- **INSTRUCTIONS TO FOLLOW**
Print the material below exactly as it stands, please, from its first line to the line holding "siempre = [25, 20, 17, 22, 25, 28, 8, 16, 36]", with no pictures.

- **RECORDS SUPPLIED**

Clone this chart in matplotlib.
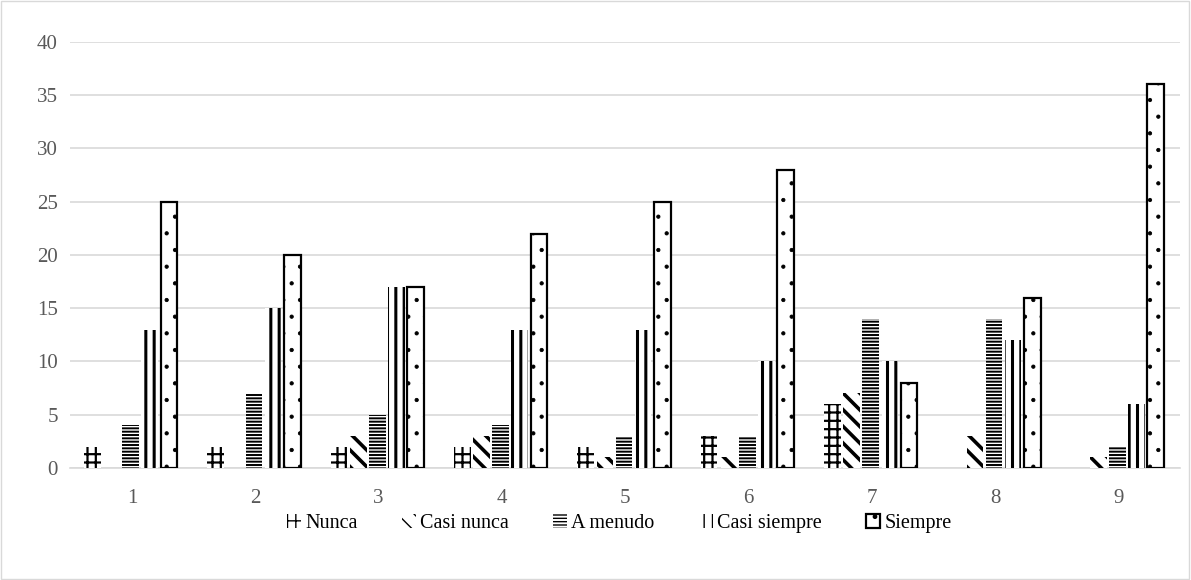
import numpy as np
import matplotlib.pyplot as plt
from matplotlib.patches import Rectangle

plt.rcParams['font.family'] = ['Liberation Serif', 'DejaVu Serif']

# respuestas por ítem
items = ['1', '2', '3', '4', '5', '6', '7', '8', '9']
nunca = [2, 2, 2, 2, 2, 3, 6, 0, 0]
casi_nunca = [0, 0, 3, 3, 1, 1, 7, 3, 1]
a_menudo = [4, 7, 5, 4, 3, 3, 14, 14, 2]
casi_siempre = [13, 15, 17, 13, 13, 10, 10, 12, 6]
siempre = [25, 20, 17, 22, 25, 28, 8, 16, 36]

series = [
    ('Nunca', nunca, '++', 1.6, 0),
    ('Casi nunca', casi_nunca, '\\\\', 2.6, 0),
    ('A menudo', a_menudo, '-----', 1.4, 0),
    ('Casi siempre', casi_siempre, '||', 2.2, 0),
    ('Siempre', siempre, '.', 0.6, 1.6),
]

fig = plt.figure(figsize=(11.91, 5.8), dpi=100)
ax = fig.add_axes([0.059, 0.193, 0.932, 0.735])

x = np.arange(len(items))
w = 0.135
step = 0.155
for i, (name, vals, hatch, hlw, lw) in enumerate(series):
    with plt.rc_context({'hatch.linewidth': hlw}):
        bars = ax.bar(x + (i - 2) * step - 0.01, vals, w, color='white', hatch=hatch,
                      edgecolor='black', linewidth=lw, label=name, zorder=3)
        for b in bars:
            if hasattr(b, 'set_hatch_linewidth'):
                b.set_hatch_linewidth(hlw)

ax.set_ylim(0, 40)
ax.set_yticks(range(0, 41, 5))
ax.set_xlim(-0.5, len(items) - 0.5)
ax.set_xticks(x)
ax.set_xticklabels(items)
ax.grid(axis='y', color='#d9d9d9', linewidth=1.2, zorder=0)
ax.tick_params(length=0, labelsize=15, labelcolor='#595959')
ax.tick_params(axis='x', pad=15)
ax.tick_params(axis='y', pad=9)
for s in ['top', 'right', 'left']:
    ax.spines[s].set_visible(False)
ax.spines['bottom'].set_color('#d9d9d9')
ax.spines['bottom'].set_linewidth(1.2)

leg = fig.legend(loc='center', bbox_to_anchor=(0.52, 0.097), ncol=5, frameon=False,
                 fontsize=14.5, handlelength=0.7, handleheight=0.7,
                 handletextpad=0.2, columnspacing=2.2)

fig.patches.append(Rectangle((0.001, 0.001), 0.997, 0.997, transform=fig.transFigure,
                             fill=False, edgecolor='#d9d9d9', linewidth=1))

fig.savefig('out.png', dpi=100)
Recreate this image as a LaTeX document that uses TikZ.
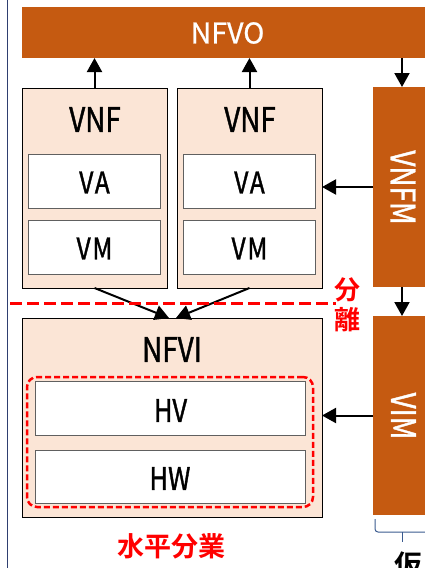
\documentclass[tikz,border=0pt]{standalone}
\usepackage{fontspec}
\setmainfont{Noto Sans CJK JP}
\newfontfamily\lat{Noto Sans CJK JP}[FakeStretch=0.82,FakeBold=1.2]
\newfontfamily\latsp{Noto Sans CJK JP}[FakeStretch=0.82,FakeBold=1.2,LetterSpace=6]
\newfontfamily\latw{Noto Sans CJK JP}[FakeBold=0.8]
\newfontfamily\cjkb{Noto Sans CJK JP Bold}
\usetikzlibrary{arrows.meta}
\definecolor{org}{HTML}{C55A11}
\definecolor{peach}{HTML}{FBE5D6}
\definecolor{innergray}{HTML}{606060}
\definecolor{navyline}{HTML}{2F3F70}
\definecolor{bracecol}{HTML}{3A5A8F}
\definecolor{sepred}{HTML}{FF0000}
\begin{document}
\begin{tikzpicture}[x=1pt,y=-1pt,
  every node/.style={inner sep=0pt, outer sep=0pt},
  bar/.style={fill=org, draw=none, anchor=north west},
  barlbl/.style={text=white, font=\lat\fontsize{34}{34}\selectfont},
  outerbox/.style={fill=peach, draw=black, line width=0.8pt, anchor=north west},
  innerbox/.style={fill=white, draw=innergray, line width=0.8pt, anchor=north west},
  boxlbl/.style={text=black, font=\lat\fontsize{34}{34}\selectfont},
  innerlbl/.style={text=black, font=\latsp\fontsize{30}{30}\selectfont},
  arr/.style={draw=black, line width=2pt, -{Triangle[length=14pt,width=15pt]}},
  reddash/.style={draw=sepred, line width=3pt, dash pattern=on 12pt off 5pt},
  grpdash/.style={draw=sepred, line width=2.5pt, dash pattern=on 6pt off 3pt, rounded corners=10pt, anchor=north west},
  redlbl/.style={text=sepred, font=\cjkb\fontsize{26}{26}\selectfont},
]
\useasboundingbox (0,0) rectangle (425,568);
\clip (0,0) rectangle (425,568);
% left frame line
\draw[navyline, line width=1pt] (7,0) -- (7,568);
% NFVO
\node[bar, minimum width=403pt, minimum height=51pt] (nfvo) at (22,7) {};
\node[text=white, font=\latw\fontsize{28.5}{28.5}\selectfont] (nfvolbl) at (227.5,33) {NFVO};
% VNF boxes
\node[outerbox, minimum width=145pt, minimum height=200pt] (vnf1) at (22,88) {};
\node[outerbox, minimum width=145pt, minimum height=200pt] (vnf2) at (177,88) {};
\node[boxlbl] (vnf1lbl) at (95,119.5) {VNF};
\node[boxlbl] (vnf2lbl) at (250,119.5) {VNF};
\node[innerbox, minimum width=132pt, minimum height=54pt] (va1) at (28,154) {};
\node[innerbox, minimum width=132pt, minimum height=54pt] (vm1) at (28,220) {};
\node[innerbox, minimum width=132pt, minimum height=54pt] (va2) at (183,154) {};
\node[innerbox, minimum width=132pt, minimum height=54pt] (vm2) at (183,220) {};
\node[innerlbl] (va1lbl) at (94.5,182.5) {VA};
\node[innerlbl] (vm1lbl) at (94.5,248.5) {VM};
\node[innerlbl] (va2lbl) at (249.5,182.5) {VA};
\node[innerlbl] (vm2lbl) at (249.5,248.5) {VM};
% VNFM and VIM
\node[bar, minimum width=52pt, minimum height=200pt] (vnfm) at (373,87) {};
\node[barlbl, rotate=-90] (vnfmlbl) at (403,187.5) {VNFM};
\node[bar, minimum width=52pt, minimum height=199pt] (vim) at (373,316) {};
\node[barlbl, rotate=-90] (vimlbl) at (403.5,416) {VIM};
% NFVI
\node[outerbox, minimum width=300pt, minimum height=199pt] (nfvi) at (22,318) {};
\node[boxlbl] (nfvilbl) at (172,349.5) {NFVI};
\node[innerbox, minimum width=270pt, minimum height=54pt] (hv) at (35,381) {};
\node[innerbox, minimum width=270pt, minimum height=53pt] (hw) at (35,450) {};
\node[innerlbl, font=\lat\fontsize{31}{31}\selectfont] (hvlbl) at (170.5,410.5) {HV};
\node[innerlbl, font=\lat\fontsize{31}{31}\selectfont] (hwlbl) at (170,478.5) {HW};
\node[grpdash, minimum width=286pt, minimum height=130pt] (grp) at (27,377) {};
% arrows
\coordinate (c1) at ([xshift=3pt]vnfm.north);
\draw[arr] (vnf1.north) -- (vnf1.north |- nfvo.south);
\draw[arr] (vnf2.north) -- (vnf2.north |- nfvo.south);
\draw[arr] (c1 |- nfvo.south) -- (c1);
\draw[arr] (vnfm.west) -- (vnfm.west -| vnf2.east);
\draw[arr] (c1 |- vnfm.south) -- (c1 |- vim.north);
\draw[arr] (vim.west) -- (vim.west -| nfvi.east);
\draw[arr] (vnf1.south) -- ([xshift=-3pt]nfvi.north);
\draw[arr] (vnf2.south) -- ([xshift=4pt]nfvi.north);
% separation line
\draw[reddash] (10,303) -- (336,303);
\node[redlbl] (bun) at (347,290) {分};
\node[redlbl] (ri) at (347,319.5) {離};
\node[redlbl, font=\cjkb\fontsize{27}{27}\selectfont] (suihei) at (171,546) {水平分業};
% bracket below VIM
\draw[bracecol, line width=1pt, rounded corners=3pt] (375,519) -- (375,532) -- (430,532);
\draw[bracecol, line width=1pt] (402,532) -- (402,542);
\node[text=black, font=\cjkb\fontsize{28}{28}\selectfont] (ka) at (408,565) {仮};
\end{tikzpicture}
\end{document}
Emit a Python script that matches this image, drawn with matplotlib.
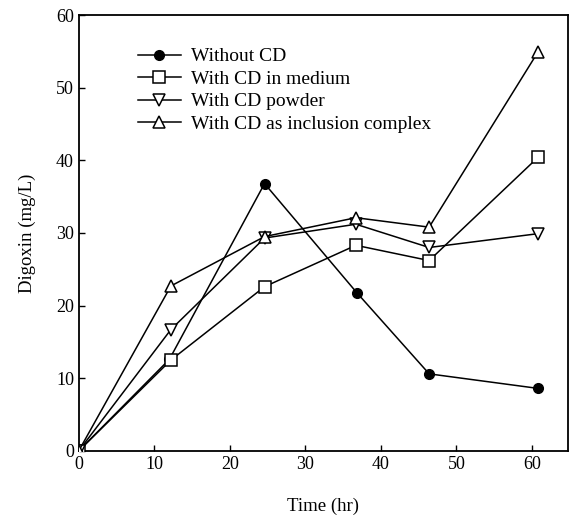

- **EXERCISE RESPONSE**
Clone this chart in matplotlib.
import numpy as np
import matplotlib.pyplot as plt
from matplotlib.patches import Rectangle

plt.rcParams['font.family'] = ['Liberation Serif', 'DejaVu Serif']

# respuestas por ítem
items = ['1', '2', '3', '4', '5', '6', '7', '8', '9']
nunca = [2, 2, 2, 2, 2, 3, 6, 0, 0]
casi_nunca = [0, 0, 3, 3, 1, 1, 7, 3, 1]
a_menudo = [4, 7, 5, 4, 3, 3, 14, 14, 2]
casi_siempre = [13, 15, 17, 13, 13, 10, 10, 12, 6]
siempre = [25, 20, 17, 22, 25, 28, 8, 16, 36]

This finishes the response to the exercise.